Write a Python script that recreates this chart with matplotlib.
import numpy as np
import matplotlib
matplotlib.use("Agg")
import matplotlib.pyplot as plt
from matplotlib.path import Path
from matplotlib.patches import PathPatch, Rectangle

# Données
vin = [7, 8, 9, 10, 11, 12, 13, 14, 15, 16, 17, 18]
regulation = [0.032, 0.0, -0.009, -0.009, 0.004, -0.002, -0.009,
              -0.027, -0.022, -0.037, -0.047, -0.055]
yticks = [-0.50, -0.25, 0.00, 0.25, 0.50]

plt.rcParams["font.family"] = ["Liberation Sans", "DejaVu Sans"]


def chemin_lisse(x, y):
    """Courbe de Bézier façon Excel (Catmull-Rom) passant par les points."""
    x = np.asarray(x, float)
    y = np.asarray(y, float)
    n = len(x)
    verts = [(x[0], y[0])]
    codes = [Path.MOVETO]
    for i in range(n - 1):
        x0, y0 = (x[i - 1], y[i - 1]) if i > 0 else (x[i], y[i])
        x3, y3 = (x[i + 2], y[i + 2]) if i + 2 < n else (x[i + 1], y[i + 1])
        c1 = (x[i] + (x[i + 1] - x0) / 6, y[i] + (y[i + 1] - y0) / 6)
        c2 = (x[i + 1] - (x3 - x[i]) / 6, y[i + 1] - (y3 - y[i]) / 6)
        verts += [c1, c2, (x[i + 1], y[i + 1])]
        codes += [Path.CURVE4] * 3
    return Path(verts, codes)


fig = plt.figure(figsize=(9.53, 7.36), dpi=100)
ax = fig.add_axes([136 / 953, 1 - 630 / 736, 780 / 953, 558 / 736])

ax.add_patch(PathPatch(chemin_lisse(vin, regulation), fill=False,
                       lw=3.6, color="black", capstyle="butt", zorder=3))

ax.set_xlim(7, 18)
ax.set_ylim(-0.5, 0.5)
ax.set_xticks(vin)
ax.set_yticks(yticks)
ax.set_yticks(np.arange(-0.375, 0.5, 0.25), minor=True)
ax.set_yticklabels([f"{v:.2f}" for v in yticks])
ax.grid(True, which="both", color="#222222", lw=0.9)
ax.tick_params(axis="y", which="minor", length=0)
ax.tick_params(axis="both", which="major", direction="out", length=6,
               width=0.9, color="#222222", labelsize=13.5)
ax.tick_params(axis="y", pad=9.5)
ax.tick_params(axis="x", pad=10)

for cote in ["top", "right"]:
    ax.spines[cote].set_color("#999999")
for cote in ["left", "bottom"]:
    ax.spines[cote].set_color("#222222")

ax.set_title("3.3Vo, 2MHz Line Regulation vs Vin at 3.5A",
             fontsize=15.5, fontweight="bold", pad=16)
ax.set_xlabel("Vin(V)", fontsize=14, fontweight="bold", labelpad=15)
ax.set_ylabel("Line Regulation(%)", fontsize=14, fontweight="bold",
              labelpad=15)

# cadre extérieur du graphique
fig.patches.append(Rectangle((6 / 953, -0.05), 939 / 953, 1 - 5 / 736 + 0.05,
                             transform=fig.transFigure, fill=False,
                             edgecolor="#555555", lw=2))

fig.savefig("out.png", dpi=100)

---*---

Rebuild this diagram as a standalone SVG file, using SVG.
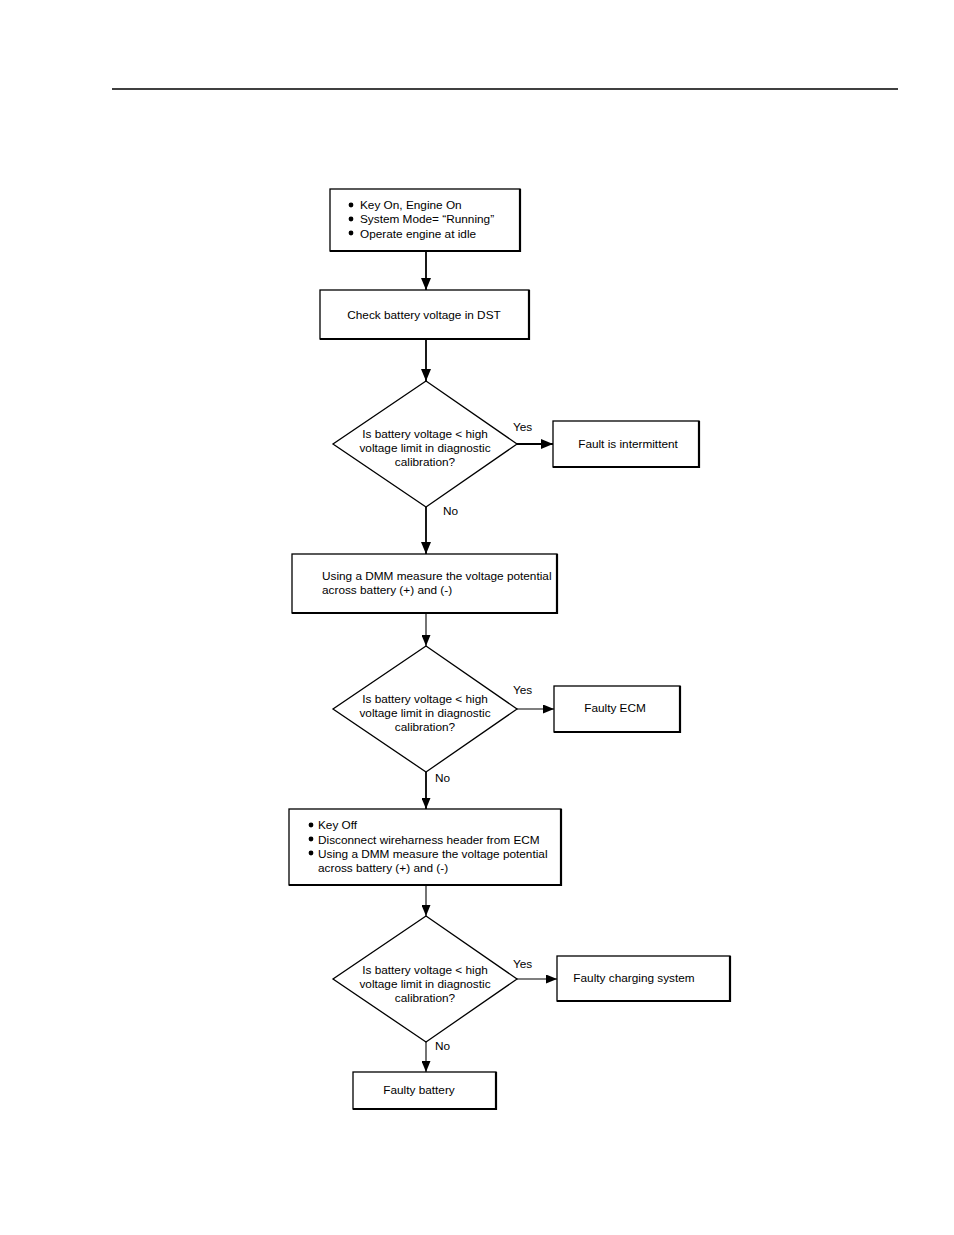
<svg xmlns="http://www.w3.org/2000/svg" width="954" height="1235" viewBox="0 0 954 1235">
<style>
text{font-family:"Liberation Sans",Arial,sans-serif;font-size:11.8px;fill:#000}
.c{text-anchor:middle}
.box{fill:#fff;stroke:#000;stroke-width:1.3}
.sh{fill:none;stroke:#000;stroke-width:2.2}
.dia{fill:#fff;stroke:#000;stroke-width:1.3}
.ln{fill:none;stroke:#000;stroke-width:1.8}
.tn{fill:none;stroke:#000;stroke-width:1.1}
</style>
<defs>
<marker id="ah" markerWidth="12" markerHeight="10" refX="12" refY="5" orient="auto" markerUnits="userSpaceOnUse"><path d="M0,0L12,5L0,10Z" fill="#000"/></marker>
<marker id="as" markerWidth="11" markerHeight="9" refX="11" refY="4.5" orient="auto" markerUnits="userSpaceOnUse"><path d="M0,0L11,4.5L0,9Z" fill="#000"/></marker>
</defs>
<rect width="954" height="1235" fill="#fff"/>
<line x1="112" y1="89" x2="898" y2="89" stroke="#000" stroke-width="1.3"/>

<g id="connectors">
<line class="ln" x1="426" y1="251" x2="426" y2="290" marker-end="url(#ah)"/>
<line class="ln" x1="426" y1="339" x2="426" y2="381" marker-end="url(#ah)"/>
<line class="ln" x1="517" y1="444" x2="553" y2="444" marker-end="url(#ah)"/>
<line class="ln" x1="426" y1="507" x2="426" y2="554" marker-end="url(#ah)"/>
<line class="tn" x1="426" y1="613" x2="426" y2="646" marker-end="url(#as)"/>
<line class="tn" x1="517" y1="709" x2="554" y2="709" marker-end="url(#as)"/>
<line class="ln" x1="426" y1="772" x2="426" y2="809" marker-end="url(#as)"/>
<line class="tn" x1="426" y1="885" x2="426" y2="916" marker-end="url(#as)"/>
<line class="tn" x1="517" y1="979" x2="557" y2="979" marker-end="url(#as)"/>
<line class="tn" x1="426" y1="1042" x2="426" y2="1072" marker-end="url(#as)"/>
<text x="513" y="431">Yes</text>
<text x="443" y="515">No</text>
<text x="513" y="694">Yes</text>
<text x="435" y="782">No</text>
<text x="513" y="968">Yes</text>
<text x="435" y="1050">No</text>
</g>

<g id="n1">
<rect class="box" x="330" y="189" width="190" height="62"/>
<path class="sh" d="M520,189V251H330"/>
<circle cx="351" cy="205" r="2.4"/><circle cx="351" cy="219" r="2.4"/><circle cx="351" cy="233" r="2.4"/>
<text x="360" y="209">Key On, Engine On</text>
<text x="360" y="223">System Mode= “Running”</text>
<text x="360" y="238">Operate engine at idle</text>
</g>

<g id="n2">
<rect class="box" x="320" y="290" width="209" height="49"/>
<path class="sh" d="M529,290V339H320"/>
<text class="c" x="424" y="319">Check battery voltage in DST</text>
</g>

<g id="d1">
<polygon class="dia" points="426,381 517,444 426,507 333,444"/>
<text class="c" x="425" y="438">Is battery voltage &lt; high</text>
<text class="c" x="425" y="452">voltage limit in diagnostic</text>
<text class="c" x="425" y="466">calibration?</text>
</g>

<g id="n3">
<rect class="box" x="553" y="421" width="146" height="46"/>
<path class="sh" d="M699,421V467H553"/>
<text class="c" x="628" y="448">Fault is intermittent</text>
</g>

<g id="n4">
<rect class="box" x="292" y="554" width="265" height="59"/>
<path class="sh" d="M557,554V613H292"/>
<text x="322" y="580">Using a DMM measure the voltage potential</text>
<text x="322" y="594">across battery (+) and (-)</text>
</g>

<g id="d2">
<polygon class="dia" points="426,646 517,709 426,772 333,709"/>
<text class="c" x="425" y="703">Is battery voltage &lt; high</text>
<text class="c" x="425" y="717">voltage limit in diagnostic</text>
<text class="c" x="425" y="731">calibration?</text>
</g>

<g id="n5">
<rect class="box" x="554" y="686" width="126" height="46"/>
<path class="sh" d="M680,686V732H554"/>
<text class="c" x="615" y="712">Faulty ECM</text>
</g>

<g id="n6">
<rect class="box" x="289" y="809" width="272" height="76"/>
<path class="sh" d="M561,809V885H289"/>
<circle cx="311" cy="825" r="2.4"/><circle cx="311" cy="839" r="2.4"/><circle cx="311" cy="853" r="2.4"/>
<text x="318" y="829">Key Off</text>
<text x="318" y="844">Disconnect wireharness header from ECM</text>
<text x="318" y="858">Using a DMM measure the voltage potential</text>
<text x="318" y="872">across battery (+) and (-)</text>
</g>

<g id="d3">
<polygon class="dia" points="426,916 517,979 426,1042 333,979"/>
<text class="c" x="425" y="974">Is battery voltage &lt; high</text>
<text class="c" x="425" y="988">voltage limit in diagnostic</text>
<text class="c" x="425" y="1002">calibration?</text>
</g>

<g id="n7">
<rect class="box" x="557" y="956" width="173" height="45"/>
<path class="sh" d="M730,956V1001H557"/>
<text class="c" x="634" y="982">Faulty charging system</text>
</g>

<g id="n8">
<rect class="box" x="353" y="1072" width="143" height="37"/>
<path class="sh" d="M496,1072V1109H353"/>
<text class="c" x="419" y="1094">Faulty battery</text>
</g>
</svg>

---*---

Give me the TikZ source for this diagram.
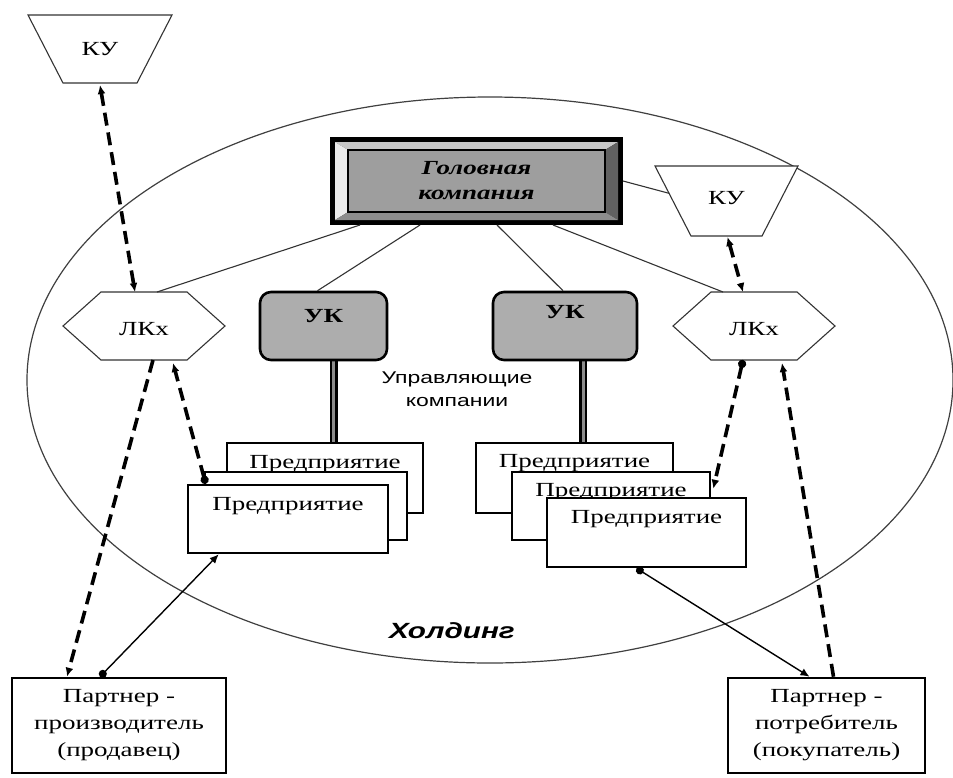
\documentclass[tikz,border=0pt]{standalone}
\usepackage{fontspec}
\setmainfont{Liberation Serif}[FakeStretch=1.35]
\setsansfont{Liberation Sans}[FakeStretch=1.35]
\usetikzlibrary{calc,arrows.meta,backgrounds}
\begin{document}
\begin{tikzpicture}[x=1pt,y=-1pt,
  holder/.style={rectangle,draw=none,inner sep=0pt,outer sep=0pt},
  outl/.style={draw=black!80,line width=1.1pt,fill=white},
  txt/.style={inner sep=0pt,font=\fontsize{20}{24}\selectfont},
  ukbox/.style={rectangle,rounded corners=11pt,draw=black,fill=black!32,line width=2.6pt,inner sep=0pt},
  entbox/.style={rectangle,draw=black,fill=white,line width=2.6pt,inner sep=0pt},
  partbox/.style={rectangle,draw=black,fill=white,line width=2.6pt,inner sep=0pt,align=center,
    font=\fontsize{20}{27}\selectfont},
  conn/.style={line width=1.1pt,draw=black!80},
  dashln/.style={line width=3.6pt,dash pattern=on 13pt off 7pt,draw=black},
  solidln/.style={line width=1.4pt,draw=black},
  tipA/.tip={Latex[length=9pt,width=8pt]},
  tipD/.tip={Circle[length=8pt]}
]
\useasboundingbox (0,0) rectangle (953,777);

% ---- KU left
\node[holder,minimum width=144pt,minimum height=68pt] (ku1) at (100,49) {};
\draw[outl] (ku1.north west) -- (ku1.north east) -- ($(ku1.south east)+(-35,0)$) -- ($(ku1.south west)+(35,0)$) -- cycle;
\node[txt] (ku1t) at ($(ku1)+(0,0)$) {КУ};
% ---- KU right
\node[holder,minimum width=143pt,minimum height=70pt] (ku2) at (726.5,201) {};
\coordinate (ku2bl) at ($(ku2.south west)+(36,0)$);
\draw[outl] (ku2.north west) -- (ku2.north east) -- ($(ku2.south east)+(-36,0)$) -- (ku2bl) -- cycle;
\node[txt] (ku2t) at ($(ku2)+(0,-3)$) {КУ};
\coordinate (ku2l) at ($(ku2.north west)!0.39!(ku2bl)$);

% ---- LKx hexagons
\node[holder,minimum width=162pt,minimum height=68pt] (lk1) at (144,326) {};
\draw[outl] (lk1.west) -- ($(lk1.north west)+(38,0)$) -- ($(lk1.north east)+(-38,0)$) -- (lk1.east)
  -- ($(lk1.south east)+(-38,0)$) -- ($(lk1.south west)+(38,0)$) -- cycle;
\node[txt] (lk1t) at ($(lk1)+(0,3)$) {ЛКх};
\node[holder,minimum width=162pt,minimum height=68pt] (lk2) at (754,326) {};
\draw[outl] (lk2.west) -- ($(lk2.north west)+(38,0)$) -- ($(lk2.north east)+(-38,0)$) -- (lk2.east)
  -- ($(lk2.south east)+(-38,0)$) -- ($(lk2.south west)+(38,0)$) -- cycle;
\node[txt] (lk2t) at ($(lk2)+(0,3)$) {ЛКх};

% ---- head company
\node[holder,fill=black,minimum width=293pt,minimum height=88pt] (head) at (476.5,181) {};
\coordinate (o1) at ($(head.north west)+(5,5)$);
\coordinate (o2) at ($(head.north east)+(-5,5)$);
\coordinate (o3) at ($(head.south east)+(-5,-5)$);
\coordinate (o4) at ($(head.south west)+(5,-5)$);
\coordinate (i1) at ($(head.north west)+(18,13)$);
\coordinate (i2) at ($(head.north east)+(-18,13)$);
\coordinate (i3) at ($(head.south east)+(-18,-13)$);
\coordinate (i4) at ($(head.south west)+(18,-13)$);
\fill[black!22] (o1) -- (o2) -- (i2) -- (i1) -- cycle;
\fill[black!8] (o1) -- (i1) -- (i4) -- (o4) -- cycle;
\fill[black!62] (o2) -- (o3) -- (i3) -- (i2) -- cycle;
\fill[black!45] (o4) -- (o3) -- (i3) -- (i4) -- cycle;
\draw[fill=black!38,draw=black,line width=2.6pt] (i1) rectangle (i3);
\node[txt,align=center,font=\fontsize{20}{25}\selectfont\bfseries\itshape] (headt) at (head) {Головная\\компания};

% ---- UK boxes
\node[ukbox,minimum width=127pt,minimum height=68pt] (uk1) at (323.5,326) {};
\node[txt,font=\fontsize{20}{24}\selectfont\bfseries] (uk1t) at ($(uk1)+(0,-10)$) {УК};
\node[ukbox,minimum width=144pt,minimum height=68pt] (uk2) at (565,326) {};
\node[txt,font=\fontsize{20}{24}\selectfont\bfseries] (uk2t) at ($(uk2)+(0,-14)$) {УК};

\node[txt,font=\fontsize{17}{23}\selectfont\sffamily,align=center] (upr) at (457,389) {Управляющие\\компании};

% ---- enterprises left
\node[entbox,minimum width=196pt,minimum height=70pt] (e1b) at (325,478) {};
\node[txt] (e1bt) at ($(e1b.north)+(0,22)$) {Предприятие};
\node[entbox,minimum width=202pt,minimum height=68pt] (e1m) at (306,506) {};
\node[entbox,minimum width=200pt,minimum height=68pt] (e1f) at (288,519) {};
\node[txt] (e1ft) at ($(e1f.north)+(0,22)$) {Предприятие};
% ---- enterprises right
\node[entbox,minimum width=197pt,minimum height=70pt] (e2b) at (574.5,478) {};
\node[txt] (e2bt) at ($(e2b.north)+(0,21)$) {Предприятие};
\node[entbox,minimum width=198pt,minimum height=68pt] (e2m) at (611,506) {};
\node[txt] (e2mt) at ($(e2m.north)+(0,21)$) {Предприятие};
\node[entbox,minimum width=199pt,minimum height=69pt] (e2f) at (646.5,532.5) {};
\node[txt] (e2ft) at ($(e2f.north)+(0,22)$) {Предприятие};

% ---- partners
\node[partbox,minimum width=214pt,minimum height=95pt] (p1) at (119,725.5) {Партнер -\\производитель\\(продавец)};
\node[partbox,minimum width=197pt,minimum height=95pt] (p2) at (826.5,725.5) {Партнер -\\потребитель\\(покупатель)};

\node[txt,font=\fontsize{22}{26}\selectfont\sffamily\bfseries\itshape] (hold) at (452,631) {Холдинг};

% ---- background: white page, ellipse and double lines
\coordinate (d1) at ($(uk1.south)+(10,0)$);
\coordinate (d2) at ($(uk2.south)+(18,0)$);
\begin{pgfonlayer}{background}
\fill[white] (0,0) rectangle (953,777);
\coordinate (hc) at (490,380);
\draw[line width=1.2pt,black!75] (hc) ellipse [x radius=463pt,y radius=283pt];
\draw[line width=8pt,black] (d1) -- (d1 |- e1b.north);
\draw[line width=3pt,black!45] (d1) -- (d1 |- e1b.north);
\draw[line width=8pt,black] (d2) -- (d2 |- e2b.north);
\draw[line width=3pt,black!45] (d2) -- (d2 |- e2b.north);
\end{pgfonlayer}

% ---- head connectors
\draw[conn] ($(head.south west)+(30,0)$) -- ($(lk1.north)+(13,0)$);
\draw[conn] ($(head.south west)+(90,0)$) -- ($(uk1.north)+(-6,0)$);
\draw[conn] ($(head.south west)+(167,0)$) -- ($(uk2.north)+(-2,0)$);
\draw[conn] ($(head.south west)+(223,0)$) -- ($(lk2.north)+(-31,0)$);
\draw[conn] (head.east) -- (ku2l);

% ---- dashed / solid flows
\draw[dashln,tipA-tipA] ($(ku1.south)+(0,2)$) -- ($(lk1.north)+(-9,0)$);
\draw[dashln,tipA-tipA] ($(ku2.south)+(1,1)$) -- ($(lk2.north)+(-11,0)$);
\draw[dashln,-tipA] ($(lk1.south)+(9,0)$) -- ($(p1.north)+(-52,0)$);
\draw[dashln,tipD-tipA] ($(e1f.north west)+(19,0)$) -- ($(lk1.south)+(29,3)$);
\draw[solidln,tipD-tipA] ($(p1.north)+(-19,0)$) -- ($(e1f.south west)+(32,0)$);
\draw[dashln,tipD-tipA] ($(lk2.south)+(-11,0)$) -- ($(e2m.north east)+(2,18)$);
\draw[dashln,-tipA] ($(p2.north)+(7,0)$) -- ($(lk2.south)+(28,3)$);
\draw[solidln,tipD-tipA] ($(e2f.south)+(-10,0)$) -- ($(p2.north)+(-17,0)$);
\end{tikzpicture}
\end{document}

---*---

Provide the number of lines in the data above that contain the string "this", and nothing else.

3